St. Vincent’s offering additional time for lung screenings on Nov. 12
Published 2:19 pm Monday, October 31, 2022
By Carey Reeder | Staff Writer
Ascension St. Vincent’s Chilton hospital will be offering low-dose lung screenings on Nov. 12 in honor of National Lung Cancer Screening Day. The imaging department, which is usually open Monday-Friday, is opening on that Saturday from 8 a.m. to 1 p.m. in hopes to encourage people who qualify to come get a lung screening.
St. Vincent’s Chilton has accreditation from the American College of Radiology as a lung screening site, and promoters for National Lung Cancer Screening Day made them aware of the promotion.
“We thought it would be a good thing to participate in this,” Alicia Ingram, Ascension St. Vincent’s Chilton radiology department manager, said.
Lung cancer is one of the top three leading cancers (along with breast and colon cancer) that contribute to the most cancer-related deaths each year, according to Dr. Patrick Grant, a radiologist at St. Vincent’s Chilton hospital.
“Lung cancer is another one of those cancers that is typically a slow-growing cancer,” Grant said. “When you develop a successful screening program the goal is to detect these cancers at their smallest and earliest stages, which improves survivability greatly compared to detecting it at late stages where it has become symptomatic.”
Those who qualify for the screenings can have it filed with their insurance provider, but there will be a self-pay rate of $99, if the patient does not have insurance.
Patients must meet a certain criterion in order to be referred by their physician for a screening on Nov. 12. The patient must be a current smoker, a smoker who has quit within the last 15 years or a prior smoker with a 20 pack per year history. (Take the number of packs one smokes per day, and multiply that number by the number of years one has smoked equals one’s pack per year history.) The patient also needs to be aged 50-to-80 and not currently having any symptoms of lung cancer. The American Cancer Society recently lowered the required age from 55-years-old to 50-years-old due to the successfulness of the screenings and to get more people within the age range.
“Because it is an elevated risk for smokers, this is something that they try to promote to catch that cancer early,” Ingram said. “You have to meet that criteria, and also have a physician’s referral in order to receive the screening.”
Those interested in trying to get a physician’s referral can call 205-258-4500, or patients can call their primary care physician to get a referral, and it can be faxed to St. Vincent’s Chilton.
There is no pain or preparation, such as withholding food, associated with the screening. The screening takes about 10 minutes, and the entire process should take less than 30 minutes to complete, according to Ingram.
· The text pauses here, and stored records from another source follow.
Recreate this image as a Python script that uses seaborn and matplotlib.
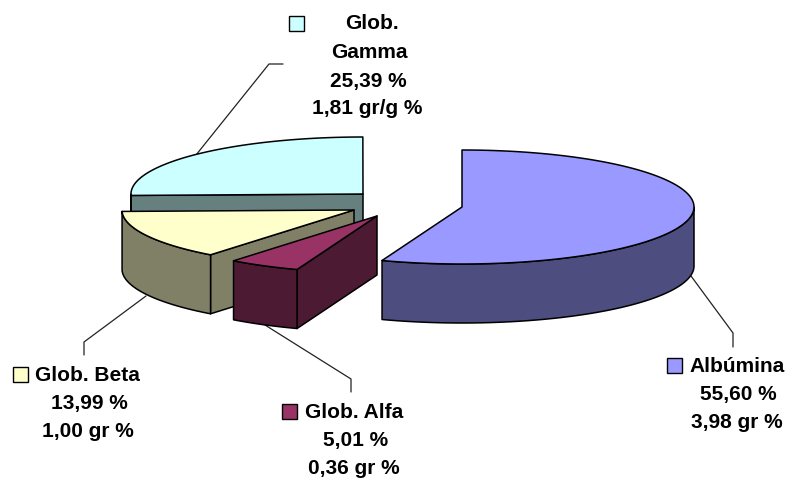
import numpy as np
import matplotlib
matplotlib.use("Agg")
import matplotlib.pyplot as plt
import seaborn as sns

# Serum protein fractions
fractions = ["Albúmina", "Glob. Alfa", "Glob. Beta", "Glob. Gamma"]
percent = [55.60, 5.01, 13.99, 25.39]
grams = [3.98, 0.36, 1.00, 1.81]
units = ["gr %", "gr %", "gr %", "gr/g %"]

top_colors = ["#9999FF", "#993366", "#FFFFCC", "#CCFFFF"]
side_colors = ["#4D4D80", "#4D1A33", "#808066", "#668080"]

# Exploded centre of every slice, in figure pixels
centres = [(462, 207), (377, 216), (354, 210), (363, 194)]
RX, RY, DEPTH = 232, 57, 59

sns.set_theme(style="white")
plt.rcParams["font.family"] = ["Liberation Sans", "DejaVu Sans"]
top_palette = sns.color_palette(top_colors)
side_palette = sns.color_palette(side_colors)

fig = plt.figure(figsize=(7.87, 4.79), dpi=100, facecolor="white")
ax = fig.add_axes([0, 0, 1, 1])
ax.set_xlim(0, 787)
ax.set_ylim(479, 0)
ax.axis("off")


def rim(cx, cy, a0, a1, n=160):
    t = np.radians(np.linspace(a0, a1, n))
    return cx + RX * np.cos(t), cy - RY * np.sin(t)


def draw_slice(share_start, share_end, centre, top, side, z):
    cx, cy = centre
    a0 = 90 - 3.6 * share_start
    a1 = 90 - 3.6 * share_end
    edge = dict(edgecolor="black", linewidth=1.1, joinstyle="round", zorder=z)

    # Radial cut faces that turn toward the viewer
    for angle, turned in ((a0, np.sin(np.radians(a0 - 90)) < 0), (a1, False)):
        if turned or (a0 < -90 and angle == a0):
            x, y = rim(cx, cy, angle, angle, 1)
            ax.fill([cx, x[0], x[0], cx], [cy, y[0], y[0] + DEPTH, cy + DEPTH],
                    facecolor=side, **edge)

    # Outer wall: only the part of the rim on the lower half
    lo, hi = max(a1, -180), min(a0, 0)
    if hi > lo:
        x, y = rim(cx, cy, hi, lo)
        ax.fill(np.r_[x, x[::-1]], np.r_[y, y[::-1] + DEPTH], facecolor=side, **edge)

    # Top surface
    x, y = rim(cx, cy, a0, a1)
    ax.fill(np.r_[cx, x], np.r_[cy, y], facecolor=top, **edge)


starts = np.r_[0, np.cumsum(percent)[:-1]]
ends = np.cumsum(percent)
for i in (3, 2, 1, 0):
    draw_slice(starts[i], ends[i], centres[i], top_palette[i], side_palette[i], 4 - i)

# Leader lines from the slices to their labels
leaders = [
    ([691, 733, 733], [276, 333, 347]),
    ([265, 351, 351], [325, 379, 392]),
    ([146, 84, 84], [296, 342, 355]),
    ([196, 269, 283], [155, 64, 64]),
]
for lx, ly in leaders:
    ax.plot(lx, ly, color="#222222", lw=0.9, zorder=0.5)

# Label blocks: legend key, then name and value lines
keys = [(667, 358), (282, 404), (13, 367), (289, 16)]
KEY = 15
text_style = dict(fontsize=15, fontweight="bold", color="black", va="baseline", zorder=6)


def comma(v):
    return f"{v:.2f}".replace(".", ",")


name_lines = [
    [("Albúmina", 689, 372, "left")],
    [("Glob. Alfa", 305, 418, "left")],
    [("Glob. Beta", 35, 381, "left")],
    [("Glob.", 372, 29, "center"), ("Gamma", 369, 58, "center")],
]
value_rows = [
    ((738, 400), (737, 428)),
    ((356, 446), (354, 474)),
    ((89, 409), (88, 437)),
    ((368, 87), (367, 114)),
]
for i in range(len(fractions)):
    kx, ky = keys[i]
    ax.add_patch(plt.Rectangle((kx, ky), KEY, KEY, facecolor=top_palette[i],
                               edgecolor="black", linewidth=1.0, zorder=6))
    for txt, tx, ty, ha in name_lines[i]:
        ax.text(tx, ty, txt, ha=ha, **text_style)
    (px, py), (gx, gy) = value_rows[i]
    ax.text(px, py, f"{comma(percent[i])} %", ha="center", **text_style)
    ax.text(gx, gy, f"{comma(grams[i])} {units[i]}", ha="center", **text_style)

fig.savefig("out.png", dpi=100, facecolor="white")
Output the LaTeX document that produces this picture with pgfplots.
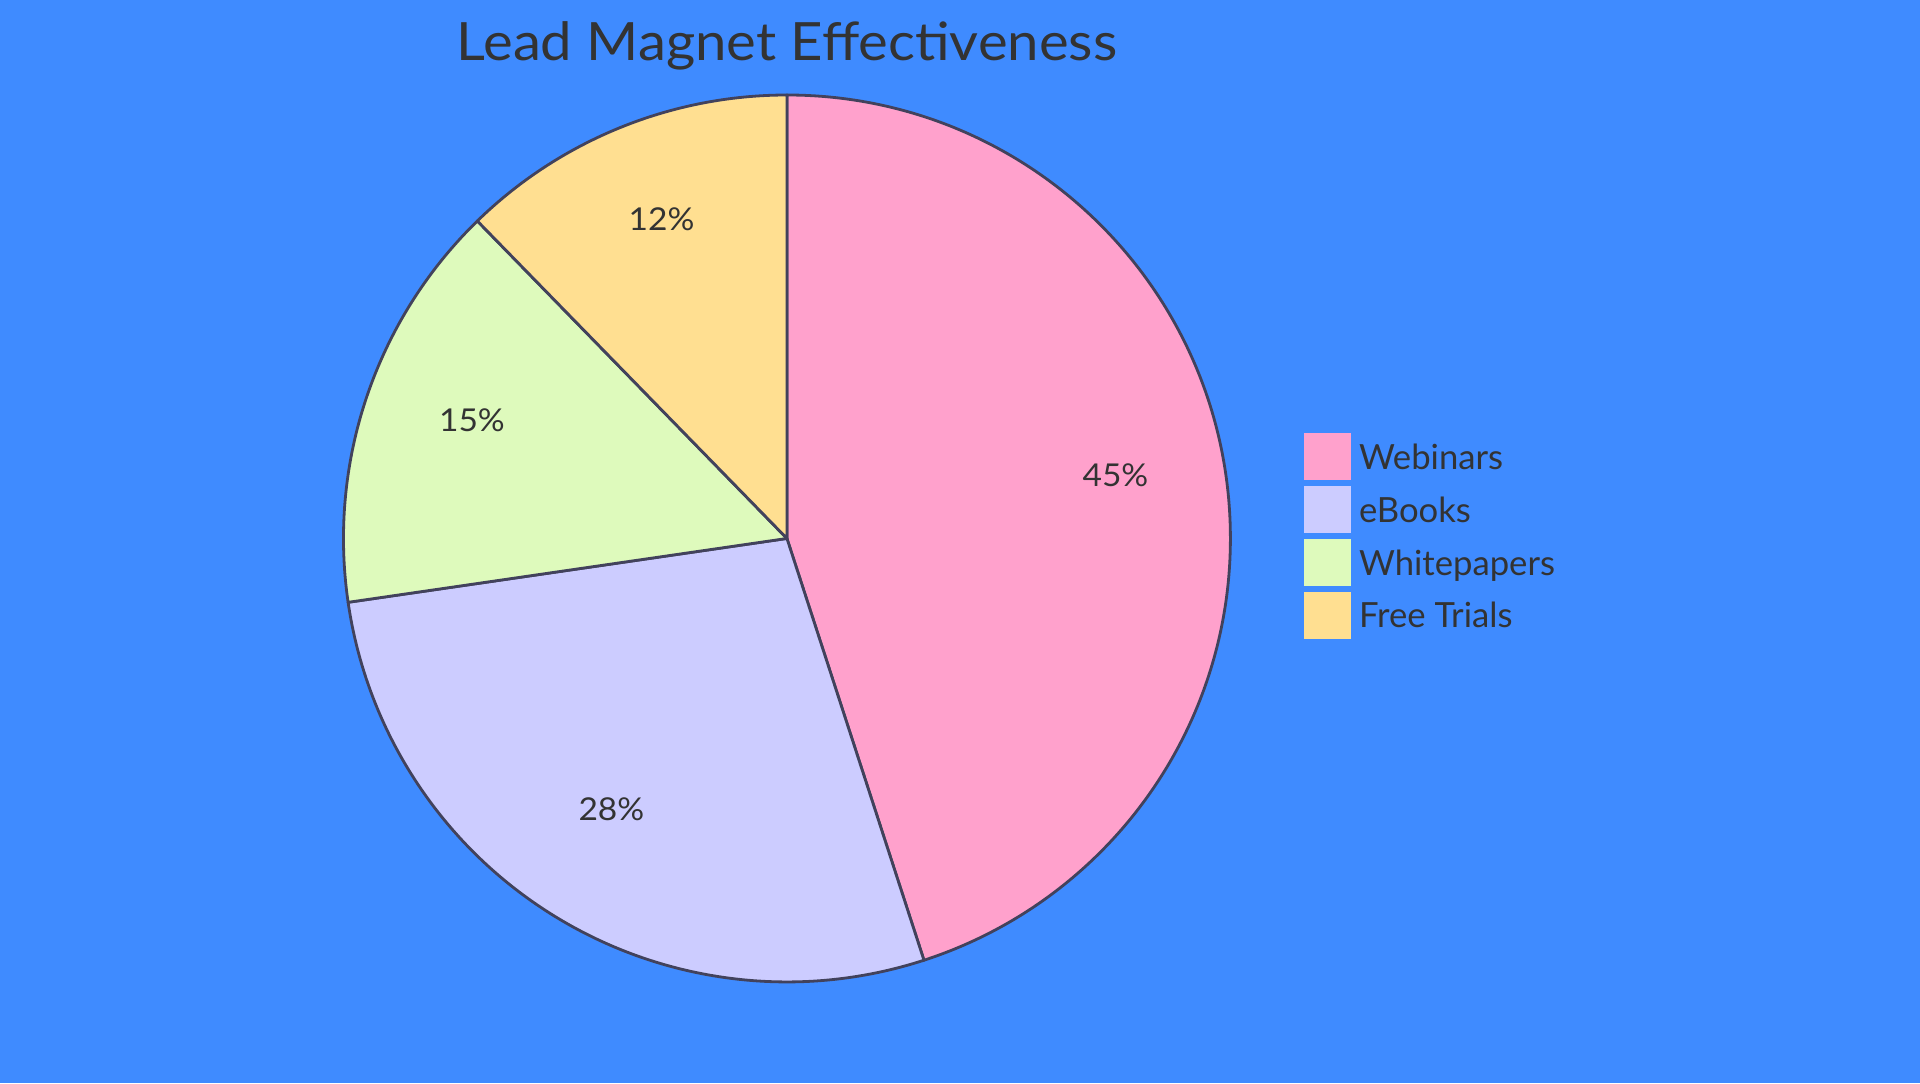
\documentclass[border=0pt]{standalone}
\usepackage{pgfplots}
\pgfplotsset{compat=1.18}
\usepackage{pgfplotstable}
\usepackage{fontspec}
\setmainfont{Lato}
\newfontfamily\widefont{Lato}[FakeStretch=1.065]

\definecolor{bgblue}{RGB}{63,139,255}
\definecolor{slicepink}{RGB}{255,161,204}
\definecolor{slicelav}{RGB}{204,204,255}
\definecolor{slicegreen}{RGB}{222,250,188}
\definecolor{sliceyellow}{RGB}{255,223,145}
\definecolor{edge}{RGB}{66,66,92}
\definecolor{txt}{RGB}{51,51,51}

% share of each lead magnet
\pgfplotstableread{
name value colour
Webinars 45 slicepink
eBooks 27.7 slicelav
Whitepapers 15 slicegreen
FreeTrials 12.3 sliceyellow
}\piedata

\begin{document}
\begin{tikzpicture}
\useasboundingbox (0,0) rectangle (720pt,406.125pt);
\fill[bgblue] (0,0) rectangle (720pt,406.125pt);
\begin{axis}[
    at={(295.1pt,204.2pt)}, anchor=center,
    x=166.3pt, y=166.3pt,
    xmin=-1, xmax=1, ymin=-1, ymax=1,
    hide axis, clip=false,
    legend image code/.code={\fill[#1] (0pt,-3.9pt) rectangle (17.25pt,13.3pt);},
    legend style={at={(1.0823,0.619)}, anchor=north west, draw=none, fill=none,
        inner sep=0pt, row sep=2.2pt,
        cells={anchor=base west},
        nodes={inner sep=0pt, text=txt, font=\fontsize{13}{16}\selectfont},
        /tikz/every odd column/.append style={column sep=3pt}},
]
\addlegendimage{slicepink}\addlegendentry{Webinars}
\addlegendimage{slicelav}\addlegendentry{eBooks}
\addlegendimage{slicegreen}\addlegendentry{Whitepapers}
\addlegendimage{sliceyellow}\addlegendentry{Free Trials}

\def\curang{90}
\pgfplotsforeachungrouped \i in {0,...,3}{%
  \pgfplotstablegetelem{\i}{value}\of\piedata \let\val\pgfplotsretval
  \pgfplotstablegetelem{\i}{colour}\of\piedata \let\col\pgfplotsretval
  \pgfmathsetmacro\endang{\curang-3.6*\val}
  \pgfmathsetmacro\midang{(\curang+\endang)/2}
  \pgfmathtruncatemacro\pct{round(\val)}
  \edef\slice{\noexpand\filldraw[fill=\col, draw=edge, line width=1.05pt, line join=round]
    (axis cs:0,0) -- (axis cs:{cos(\curang)},{sin(\curang)})
    arc[start angle=\curang, end angle=\endang, radius=166.3pt] -- cycle;
    \noexpand\node[anchor=base, inner sep=0pt, text=txt, font=\noexpand\widefont\noexpand\fontsize{11.8}{14}\noexpand\selectfont]
    at (axis cs:{0.75*cos(\midang)},{0.75*sin(\midang)}) {\pct\noexpand\%};}
  \slice
  \global\let\curang\endang
}
\node[anchor=base, inner sep=0pt, text=txt, font=\widefont\fontsize{19.8}{24}\selectfont]
  at (axis description cs:0.5,1.0385) {Lead Magnet Effectiveness};
\end{axis}
\end{tikzpicture}
\end{document}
Patients will lay on a table and go through a cat scan machine, and the amount of radiation is a very low-dose compared to the radiation of a normal cat scan. Patients will receive their results within a couple days of the screening.
Breast cancers and colon cancers have had screenings developed in recent years that have given doctors the ability to catch those cancers in earlier stages. The low-dose lung cancer screening has been in the works and developed for over a decade, according to Grant, and it is beginning to show more favor in detecting the cancer earlier and improving survivability.
The screening program has been available at St. Vincent’s Chilton for a number of years, and Grant has seen the number of patients participating in the screenings increase each year.
“We are seeing really good participation, but we would like everyone who is eligible to participate because it is really effective, and people are having good outcomes,” Grant said.
Ascension St. Vincent’s Chilton offers lung cancer screenings Monday-Friday throughout the calendar year for those who cannot make the special hours on Nov. 12.